Selection of Molybdenum-Filled Hip Implant Material Using Grey Relational Analysis Method

Introduction

Nowadays, the real challenges faced by a researcher in the field of biomaterial material are the selection of apposite constituents with appropriate weight percentage and design of formulation for optimized physical, mechanical and wear properties. Metallic implants are the leading biomaterials used for hip joint replacement and are becoming progressively significant. The metallic implants generally used for orthopaedic applications include stainless steel, cobalt-chromium alloys, and Titanium and Titanium alloys. These metallic materials have numerous properties such as high strength, high fracture toughness, hardness, corrosion resistance and biocompatibility, which make them excellent choice for total joint replacement (Aherwar, Singh & Patnaik, 2016). Currently, cobalt-based alloys are among the safest biomaterials for hip implants, because of their excellent corrosion properties and mechanical strength (Granchi et al., 1999). The main attribute of cobalt-based alloys are their corrosion resistance in chloride environments, which is due to the additions of alloying elements and the formation of the chromium oxide Cr2O3 passive layer (Yildiz, Chang & Goodman, 1998). Usually, Co-based alloys comprise of a cobalt-rich solid-solution matrix including carbides (e.g. Cr7C3, and M23C6) within the grains and at grain boundaries, where tungsten (W), chromium (Cr), silicon (Si), tantalum (Ta), zirconium (Zr), nickel (Ni), and cobalt (Co), may present in a single carbide particle (Budzynski, Youssef & Sielanko, 2006; Ramsden et al., 2007). Addition of molybdenum content in the modified cobalt-chromium alloy may provide further strength to the matrix (Kauser, 2007; Zhang, Xiao & Zhou, 2012; Abedini, Ghasemi, & Ahmadabadi, 2012; Brodner et al., 2003) (as a result of their fine grain structure and large atomic size) and excellent resistance to heat, which is the influential parameter in wear rate). Wear is a prime factor for aseptic loosening that is the most common failure mode of femoral head material. Therefore, this study mostly concentrates on improvement of wear performance of a modified Co-Cr alloy (Co-30Cr).

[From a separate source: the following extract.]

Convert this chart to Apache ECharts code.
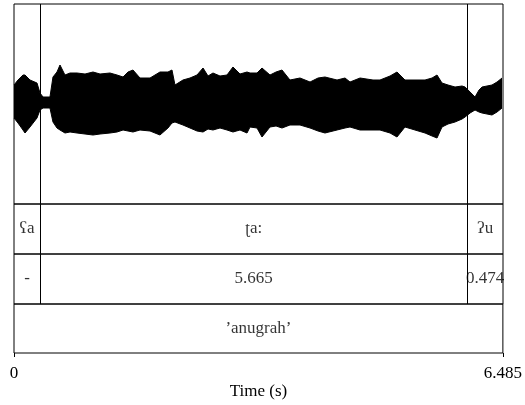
<!DOCTYPE html>
<html>
<head>
<meta charset="utf-8">
<script src="https://cdn.jsdelivr.net/npm/echarts@6/dist/echarts.min.js"></script>
<style>
  html, body { margin: 0; padding: 0; background: #fff; }
  #chart { width: 525px; height: 405px; }
</style>
</head>
<body>
<div id="chart"></div>
<script>
// Total duration of the recording (s)
const duration = 6.485;

// Amplitude envelope of the waveform: sample times (s), upper and lower peaks
const envTimes = [0.000, 0.053, 0.119, 0.146, 0.212, 0.305, 0.345, 0.385, 0.477, 0.517,
  0.570, 0.610, 0.676, 0.743, 0.836, 0.942, 1.048, 1.141, 1.273, 1.366,
  1.446, 1.512, 1.578, 1.671, 1.804, 1.936, 2.042, 2.095, 2.135, 2.241,
  2.334, 2.427, 2.507, 2.573, 2.639, 2.732, 2.825, 2.904, 2.997, 3.090,
  3.130, 3.223, 3.289, 3.395, 3.475, 3.554, 3.660, 3.793, 3.926, 4.032,
  4.124, 4.284, 4.390, 4.456, 4.589, 4.761, 4.854, 4.987, 5.079, 5.185,
  5.318, 5.451, 5.544, 5.610, 5.676, 5.756, 5.849, 5.942, 5.982, 6.048,
  6.114, 6.167, 6.207, 6.273, 6.339, 6.406, 6.472];
const envUpper = [0.19, 0.24, 0.29, 0.29, 0.24, 0.21, 0.11, 0.07, 0.07, 0.27,
  0.32, 0.39, 0.29, 0.31, 0.31, 0.30, 0.32, 0.30, 0.31, 0.29,
  0.27, 0.32, 0.34, 0.26, 0.26, 0.32, 0.32, 0.34, 0.19, 0.24,
  0.26, 0.29, 0.36, 0.28, 0.31, 0.28, 0.29, 0.37, 0.30, 0.32,
  0.31, 0.31, 0.36, 0.29, 0.32, 0.34, 0.24, 0.26, 0.22, 0.26,
  0.27, 0.24, 0.26, 0.22, 0.26, 0.24, 0.24, 0.28, 0.32, 0.24,
  0.24, 0.24, 0.26, 0.29, 0.21, 0.19, 0.17, 0.18, 0.17, 0.12,
  0.07, 0.14, 0.17, 0.18, 0.19, 0.22, 0.26];
const envLower = [-0.14, -0.19, -0.26, -0.29, -0.23, -0.14, -0.06, -0.04, -0.04, -0.18,
  -0.24, -0.26, -0.29, -0.28, -0.29, -0.30, -0.31, -0.30, -0.29, -0.28,
  -0.26, -0.27, -0.28, -0.26, -0.27, -0.31, -0.24, -0.19, -0.18, -0.21,
  -0.24, -0.27, -0.28, -0.25, -0.26, -0.24, -0.26, -0.28, -0.26, -0.29,
  -0.23, -0.24, -0.33, -0.23, -0.22, -0.24, -0.21, -0.21, -0.24, -0.27,
  -0.29, -0.26, -0.24, -0.23, -0.26, -0.26, -0.26, -0.29, -0.33, -0.23,
  -0.26, -0.29, -0.32, -0.34, -0.23, -0.20, -0.18, -0.15, -0.13, -0.09,
  -0.06, -0.08, -0.09, -0.10, -0.11, -0.08, -0.04];

// Interval boundaries (s) shared by the syllable and duration tiers
const boundaries = [0.346, 6.011];
// Syllable tier labels, one per interval
const syllables = ['ʕa', 'ʈa:', 'ʔu'];
// Duration tier labels (s)
const durations = ['-', '5.665', '0.474'];
// Word tier label
const word = '’anugrah’';
// Tick labels on the time axis
const timeTicks = [0, 6.485];

const FONT = 'Liberation Serif, DejaVu Serif, serif';
const FONT_SIZE = 17;
const edges = [0].concat(boundaries, [duration]);
const mids = edges.slice(0, -1).map((e, i) => (e + edges[i + 1]) / 2);

const chart = echarts.init(document.getElementById('chart'), null, { renderer: 'canvas' });

const gridBase = { left: 14, right: 22, show: true, borderColor: '#000', borderWidth: 1, backgroundColor: 'transparent' };
const grids = [
  Object.assign({ top: 4, height: 200 }, gridBase),
  Object.assign({ top: 204, height: 50 }, gridBase),
  Object.assign({ top: 254, height: 50 }, gridBase),
  Object.assign({ top: 304, height: 49 }, gridBase)
];

const hiddenX = i => ({
  type: 'value', gridIndex: i, min: 0, max: duration, show: false
});
const xAxes = [hiddenX(0), hiddenX(1), hiddenX(2), {
  type: 'value', gridIndex: 3, min: 0, max: duration,
  axisLine: { show: false },
  splitLine: { show: false },
  axisTick: { show: true, length: 4, lineStyle: { color: '#000' }, customValues: timeTicks },
  axisLabel: {
    show: true, customValues: timeTicks, margin: 12,
    color: '#000', fontFamily: FONT, fontSize: FONT_SIZE,
    formatter: v => (v === 0 ? '0' : String(v))
  },
  name: 'Time (s)', nameLocation: 'middle', nameGap: 30,
  nameTextStyle: { color: '#000', fontFamily: FONT, fontSize: FONT_SIZE }
}];
const yAxes = [
  { type: 'value', gridIndex: 0, min: -1, max: 1, show: false },
  { type: 'value', gridIndex: 1, min: 0, max: 1, show: false },
  { type: 'value', gridIndex: 2, min: 0, max: 1, show: false },
  { type: 'value', gridIndex: 3, min: 0, max: 1, show: false }
];

const boundaryLines = gi => ({
  type: 'line', xAxisIndex: gi, yAxisIndex: gi, data: [], silent: true,
  markLine: {
    symbol: 'none', silent: true, animation: false,
    label: { show: false },
    lineStyle: { color: '#000', width: 1, type: 'solid' },
    data: boundaries.map(b => ({ xAxis: b }))
  }
});

const tierText = (gi, items) => ({
  type: 'scatter', xAxisIndex: gi, yAxisIndex: gi, symbolSize: 0, silent: true,
  data: items.map(it => ({ value: [it.x, 0.5], name: it.text })),
  label: {
    show: true, position: 'inside', formatter: p => p.name,
    color: '#000', fontFamily: FONT, fontSize: FONT_SIZE
  }
});

const envSeries = vals => ({
  type: 'line', xAxisIndex: 0, yAxisIndex: 0, showSymbol: false, silent: true,
  data: envTimes.map((t, i) => [t, vals[i]]),
  lineStyle: { color: '#000', width: 1 },
  areaStyle: { color: '#000', opacity: 1, origin: 0 }
});

chart.setOption({
  animation: false,
  grid: grids,
  xAxis: xAxes,
  yAxis: yAxes,
  series: [
    envSeries(envUpper),
    envSeries(envLower),
    boundaryLines(0),
    boundaryLines(1),
    boundaryLines(2),
    tierText(1, syllables.map((s, i) => ({ x: mids[i], text: s }))),
    tierText(2, durations.map((s, i) => ({ x: mids[i], text: s }))),
    tierText(3, [{ x: duration / 2, text: word }])
  ]
});
</script>
</body>
</html>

However, other vital properties of the fabricated materials for orthopedic applications to be improved are density, hardness and compressive strength. A few of the properties such as hardness and compressive strength are desired to be as high as possible while the other characteristics including coefficient of friction and wear rate are preferred to be as low as possible. On the other hand, the fabricated materials possess distinct performance for each individual property. It is needed, therefore, to decide on the best alternative that has the utmost level of satisfaction for all the relevant properties. This can be done by applying systematically approaches that logically identify the importance of the performance defining criteria i.e. material properties for a given engineering application and decide on the most relevant alternative and eradicate the improper candidate materials. In this view, numerous multi-criteria decision making (MCDM) methods such as AHP, GRA, TOPSIS, PROMETHEE, VIKOR, PSI, ELECTRE, ROVM and many others have been proposed to assist in selecting the best compromise alternatives (Griza, Reguly & Strohaeker, 2010; Chatterjee, Athawale & Chakraborty, 2009; Majumdar, 2010; Huant et al., 2010; Tripathy & Tripathy, 2016; Srirangan & Paulraj, 2016; Cicek & Celik, 2010; Fayazbakhsh & Abedian, 2010). Among all, the GRA (Grey relational Multi-criteria Optimization and Compromise Solution) technique is quite an efficient ranking method because of its simple mathematical calculations and amiability of the use compared with other MCDM methods (Jahan & Bahraminasab, 2015). In the biomedical field, the majority of the authors used a computer simulation tool known as finite element analysis (FEA) for optimal selection of material (El-Sheikh et al, 2002; Fagan & Lee, 1986) and few have employed MCDM techniques in material selection for orthopaedic applications (Jahan & Bahraminasab, 2015; Grujicic et al, 2010; Rai, 2006; Singh, Patnaik & Chauhan, 2016; Aherwar, Singh, & Patnaik, 2016; Jahan et al., 2011; Quigley et al., 2002; Bahraminasab & Jahan, 2011).